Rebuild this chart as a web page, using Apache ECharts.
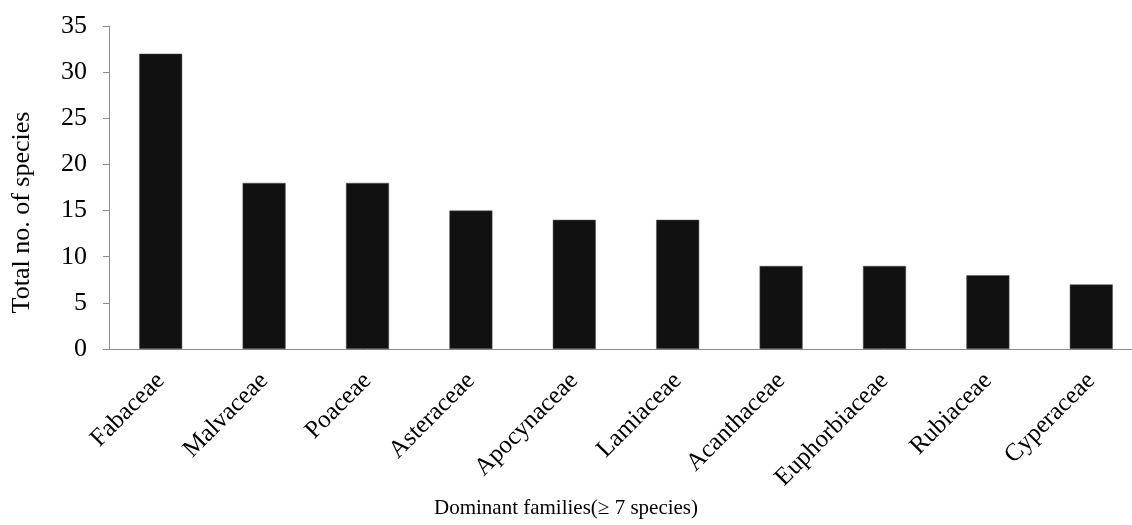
<!DOCTYPE html>
<html><head><meta charset="utf-8">
<script src="https://cdn.jsdelivr.net/npm/echarts@6/dist/echarts.min.js"></script>
<style>html,body{margin:0;padding:0;background:#fff;overflow:hidden}#c{width:1143px;height:525px}</style>
</head><body><div id="c"></div>
<script>
const families = ['Fabaceae','Malvaceae','Poaceae','Asteraceae','Apocynaceae','Lamiaceae','Acanthaceae','Euphorbiaceae','Rubiaceae','Cyperaceae'];
const species = [32, 18, 18, 15, 14, 14, 9, 9, 8, 7];
const yAxisTitle = 'Total no. of species';
const xAxisTitle = 'Dominant families(≥ 7 species)';
const font = '"Liberation Serif", "Times New Roman", serif';
const chart = echarts.init(document.getElementById('c'));
chart.setOption({
  animation: false,
  grid: { left: 109, right: 0, top: 26, bottom: 176, containLabel: false },
  xAxis: {
    type: 'category', data: families,
    name: xAxisTitle, nameLocation: 'middle', nameGap: 146,
    nameTextStyle: { fontFamily: font, fontSize: 21, color: '#000', padding: [0, 120, 0, 0] },
    axisLine: { lineStyle: { color: '#8c8c8c', width: 1 } },
    axisTick: { alignWithLabel: false, length: 6, lineStyle: { color: '#8c8c8c' } },
    axisLabel: { rotate: 45, margin: 28, fontFamily: font, fontSize: 25, color: '#000', interval: 0 }
  },
  yAxis: {
    type: 'value', min: 0, max: 35, interval: 5,
    name: yAxisTitle, nameLocation: 'middle', nameGap: 74,
    nameTextStyle: { fontFamily: font, fontSize: 26, color: '#000', padding: [0, 50, 0, 0] },
    axisLine: { show: true, lineStyle: { color: '#8c8c8c', width: 1 } },
    axisTick: { show: true, length: 6, lineStyle: { color: '#8c8c8c' } },
    axisLabel: { fontFamily: font, fontSize: 26, color: '#000', margin: 22 },
    splitLine: { show: false }
  },
  series: [{
    type: 'bar', data: species, barWidth: 43,
    itemStyle: { color: '#111111', borderColor: '#555', borderWidth: 0.5 }
  }]
});
</script></body></html>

□ □ □

## What needs to be done
Reproduce every line precisely as given, omitting all pictures.

## Output of the exercise
Rebuild this chart as a web page, using Apache ECharts.
<!DOCTYPE html>
<html><head><meta charset="utf-8">
<script src="https://cdn.jsdelivr.net/npm/echarts@6/dist/echarts.min.js"></script>
<style>html,body{margin:0;padding:0;background:#fff;overflow:hidden}#c{width:1143px;height:525px}</style>
</head><body><div id="c"></div>
<script>
const families = ['Fabaceae','Malvaceae','Poaceae','Asteraceae','Apocynaceae','Lamiaceae','Acanthaceae','Euphorbiaceae','Rubiaceae','Cyperaceae'];
const species = [32, 18, 18, 15, 14, 14, 9, 9, 8, 7];
const yAxisTitle = 'Total no. of species';
const xAxisTitle = 'Dominant families(≥ 7 species)';
const font = '"Liberation Serif", "Times New Roman", serif';
const chart = echarts.init(document.getElementById('c'));
chart.setOption({
  animation: false,
  grid: { left: 109, right: 0, top: 26, bottom: 176, containLabel: false },
  xAxis: {
    type: 'category', data: families,
    name: xAxisTitle, nameLocation: 'middle', nameGap: 146,
    nameTextStyle: { fontFamily: font, fontSize: 21, color: '#000', padding: [0, 120, 0, 0] },
    axisLine: { lineStyle: { color: '#8c8c8c', width: 1 } },
    axisTick: { alignWithLabel: false, length: 6, lineStyle: { color: '#8c8c8c' } },
    axisLabel: { rotate: 45, margin: 28, fontFamily: font, fontSize: 25, color: '#000', interval: 0 }
  },
  yAxis: {
    type: 'value', min: 0, max: 35, interval: 5,
    name: yAxisTitle, nameLocation: 'middle', nameGap: 74,
    nameTextStyle: { fontFamily: font, fontSize: 26, color: '#000', padding: [0, 50, 0, 0] },
    axisLine: { show: true, lineStyle: { color: '#8c8c8c', width: 1 } },
    axisTick: { show: true, length: 6, lineStyle: { color: '#8c8c8c' } },
    axisLabel: { fontFamily: font, fontSize: 26, color: '#000', margin: 22 },
    splitLine: { show: false }
  },
  series: [{
    type: 'bar', data: species, barWidth: 43,
    itemStyle: { color: '#111111', borderColor: '#555', borderWidth: 0.5 }
  }]
});
</script></body></html>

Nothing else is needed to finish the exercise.